• **Task instructions**
Without the pictures, repeat the listing character for character.

• **Available data**

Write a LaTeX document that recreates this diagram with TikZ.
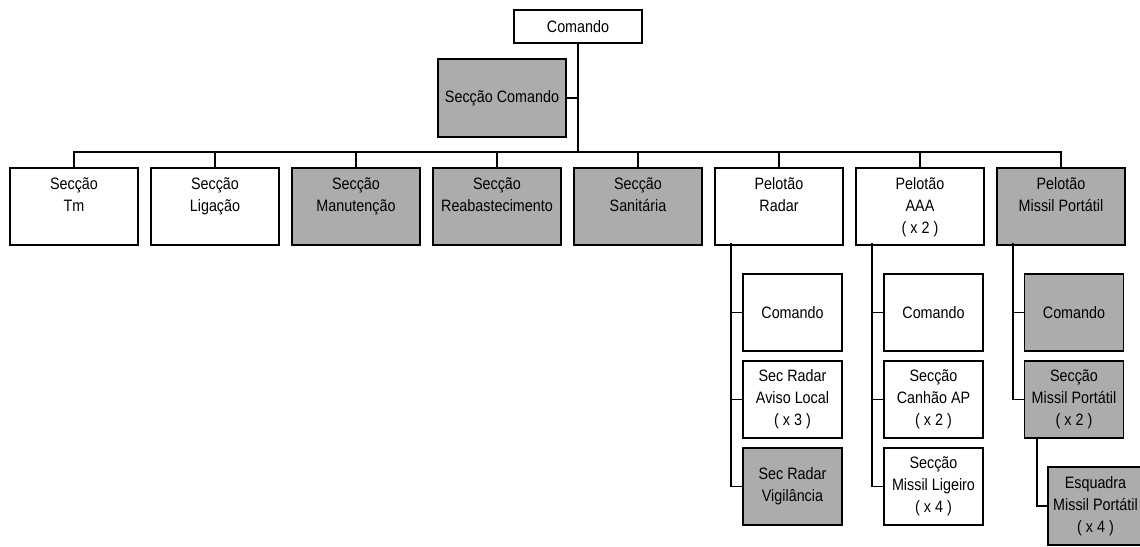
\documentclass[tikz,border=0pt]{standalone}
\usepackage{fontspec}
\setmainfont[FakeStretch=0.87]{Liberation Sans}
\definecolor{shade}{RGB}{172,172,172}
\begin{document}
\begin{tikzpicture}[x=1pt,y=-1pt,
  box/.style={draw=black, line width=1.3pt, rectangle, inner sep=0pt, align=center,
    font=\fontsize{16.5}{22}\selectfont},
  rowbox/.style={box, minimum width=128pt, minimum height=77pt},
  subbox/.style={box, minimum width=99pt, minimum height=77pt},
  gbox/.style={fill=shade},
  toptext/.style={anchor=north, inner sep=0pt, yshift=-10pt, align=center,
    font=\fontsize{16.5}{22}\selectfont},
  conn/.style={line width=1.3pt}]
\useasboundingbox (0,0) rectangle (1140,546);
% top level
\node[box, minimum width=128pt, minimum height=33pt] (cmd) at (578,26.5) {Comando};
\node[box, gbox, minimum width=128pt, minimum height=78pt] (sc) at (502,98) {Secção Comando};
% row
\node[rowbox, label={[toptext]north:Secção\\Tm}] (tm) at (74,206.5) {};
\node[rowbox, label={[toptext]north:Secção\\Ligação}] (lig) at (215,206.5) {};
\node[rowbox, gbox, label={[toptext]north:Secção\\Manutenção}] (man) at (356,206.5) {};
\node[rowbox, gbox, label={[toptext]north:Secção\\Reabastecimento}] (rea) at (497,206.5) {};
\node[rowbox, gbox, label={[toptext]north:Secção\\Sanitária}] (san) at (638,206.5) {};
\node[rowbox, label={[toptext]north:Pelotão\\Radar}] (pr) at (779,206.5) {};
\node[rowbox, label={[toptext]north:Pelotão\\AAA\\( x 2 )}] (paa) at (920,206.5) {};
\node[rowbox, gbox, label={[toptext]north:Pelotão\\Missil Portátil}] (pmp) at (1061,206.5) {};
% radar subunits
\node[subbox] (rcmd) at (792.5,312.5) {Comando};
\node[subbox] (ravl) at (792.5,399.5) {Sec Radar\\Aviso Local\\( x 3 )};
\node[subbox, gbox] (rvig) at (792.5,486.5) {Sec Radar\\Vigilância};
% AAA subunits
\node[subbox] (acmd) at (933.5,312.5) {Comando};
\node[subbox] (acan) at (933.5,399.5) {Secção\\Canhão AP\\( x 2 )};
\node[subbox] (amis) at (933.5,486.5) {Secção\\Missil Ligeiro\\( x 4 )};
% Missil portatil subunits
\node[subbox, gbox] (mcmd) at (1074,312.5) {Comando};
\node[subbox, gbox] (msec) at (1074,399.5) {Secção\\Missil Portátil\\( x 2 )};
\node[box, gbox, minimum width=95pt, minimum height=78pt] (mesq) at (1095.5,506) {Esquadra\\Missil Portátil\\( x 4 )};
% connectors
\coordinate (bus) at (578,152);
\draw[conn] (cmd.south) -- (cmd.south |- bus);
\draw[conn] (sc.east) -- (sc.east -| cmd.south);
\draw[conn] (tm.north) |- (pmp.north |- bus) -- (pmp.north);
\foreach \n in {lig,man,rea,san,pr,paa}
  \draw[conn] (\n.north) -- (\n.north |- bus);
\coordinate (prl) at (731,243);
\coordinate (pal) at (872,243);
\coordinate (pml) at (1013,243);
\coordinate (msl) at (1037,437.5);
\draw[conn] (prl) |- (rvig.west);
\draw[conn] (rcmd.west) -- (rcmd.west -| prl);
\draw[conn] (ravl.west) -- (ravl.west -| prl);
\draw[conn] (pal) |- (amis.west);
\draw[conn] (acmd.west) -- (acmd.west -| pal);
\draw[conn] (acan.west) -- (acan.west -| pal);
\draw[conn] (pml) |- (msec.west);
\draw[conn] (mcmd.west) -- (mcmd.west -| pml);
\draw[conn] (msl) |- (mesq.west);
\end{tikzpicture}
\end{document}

• **Solution to this problem**
Write a LaTeX document that recreates this diagram with TikZ.
\documentclass[tikz,border=0pt]{standalone}
\usepackage{fontspec}
\setmainfont[FakeStretch=0.87]{Liberation Sans}
\definecolor{shade}{RGB}{172,172,172}
\begin{document}
\begin{tikzpicture}[x=1pt,y=-1pt,
  box/.style={draw=black, line width=1.3pt, rectangle, inner sep=0pt, align=center,
    font=\fontsize{16.5}{22}\selectfont},
  rowbox/.style={box, minimum width=128pt, minimum height=77pt},
  subbox/.style={box, minimum width=99pt, minimum height=77pt},
  gbox/.style={fill=shade},
  toptext/.style={anchor=north, inner sep=0pt, yshift=-10pt, align=center,
    font=\fontsize{16.5}{22}\selectfont},
  conn/.style={line width=1.3pt}]
\useasboundingbox (0,0) rectangle (1140,546);
% top level
\node[box, minimum width=128pt, minimum height=33pt] (cmd) at (578,26.5) {Comando};
\node[box, gbox, minimum width=128pt, minimum height=78pt] (sc) at (502,98) {Secção Comando};
% row
\node[rowbox, label={[toptext]north:Secção\\Tm}] (tm) at (74,206.5) {};
\node[rowbox, label={[toptext]north:Secção\\Ligação}] (lig) at (215,206.5) {};
\node[rowbox, gbox, label={[toptext]north:Secção\\Manutenção}] (man) at (356,206.5) {};
\node[rowbox, gbox, label={[toptext]north:Secção\\Reabastecimento}] (rea) at (497,206.5) {};
\node[rowbox, gbox, label={[toptext]north:Secção\\Sanitária}] (san) at (638,206.5) {};
\node[rowbox, label={[toptext]north:Pelotão\\Radar}] (pr) at (779,206.5) {};
\node[rowbox, label={[toptext]north:Pelotão\\AAA\\( x 2 )}] (paa) at (920,206.5) {};
\node[rowbox, gbox, label={[toptext]north:Pelotão\\Missil Portátil}] (pmp) at (1061,206.5) {};
% radar subunits
\node[subbox] (rcmd) at (792.5,312.5) {Comando};
\node[subbox] (ravl) at (792.5,399.5) {Sec Radar\\Aviso Local\\( x 3 )};
\node[subbox, gbox] (rvig) at (792.5,486.5) {Sec Radar\\Vigilância};
% AAA subunits
\node[subbox] (acmd) at (933.5,312.5) {Comando};
\node[subbox] (acan) at (933.5,399.5) {Secção\\Canhão AP\\( x 2 )};
\node[subbox] (amis) at (933.5,486.5) {Secção\\Missil Ligeiro\\( x 4 )};
% Missil portatil subunits
\node[subbox, gbox] (mcmd) at (1074,312.5) {Comando};
\node[subbox, gbox] (msec) at (1074,399.5) {Secção\\Missil Portátil\\( x 2 )};
\node[box, gbox, minimum width=95pt, minimum height=78pt] (mesq) at (1095.5,506) {Esquadra\\Missil Portátil\\( x 4 )};
% connectors
\coordinate (bus) at (578,152);
\draw[conn] (cmd.south) -- (cmd.south |- bus);
\draw[conn] (sc.east) -- (sc.east -| cmd.south);
\draw[conn] (tm.north) |- (pmp.north |- bus) -- (pmp.north);
\foreach \n in {lig,man,rea,san,pr,paa}
  \draw[conn] (\n.north) -- (\n.north |- bus);
\coordinate (prl) at (731,243);
\coordinate (pal) at (872,243);
\coordinate (pml) at (1013,243);
\coordinate (msl) at (1037,437.5);
\draw[conn] (prl) |- (rvig.west);
\draw[conn] (rcmd.west) -- (rcmd.west -| prl);
\draw[conn] (ravl.west) -- (ravl.west -| prl);
\draw[conn] (pal) |- (amis.west);
\draw[conn] (acmd.west) -- (acmd.west -| pal);
\draw[conn] (acan.west) -- (acan.west -| pal);
\draw[conn] (pml) |- (msec.west);
\draw[conn] (mcmd.west) -- (mcmd.west -| pml);
\draw[conn] (msl) |- (mesq.west);
\end{tikzpicture}
\end{document}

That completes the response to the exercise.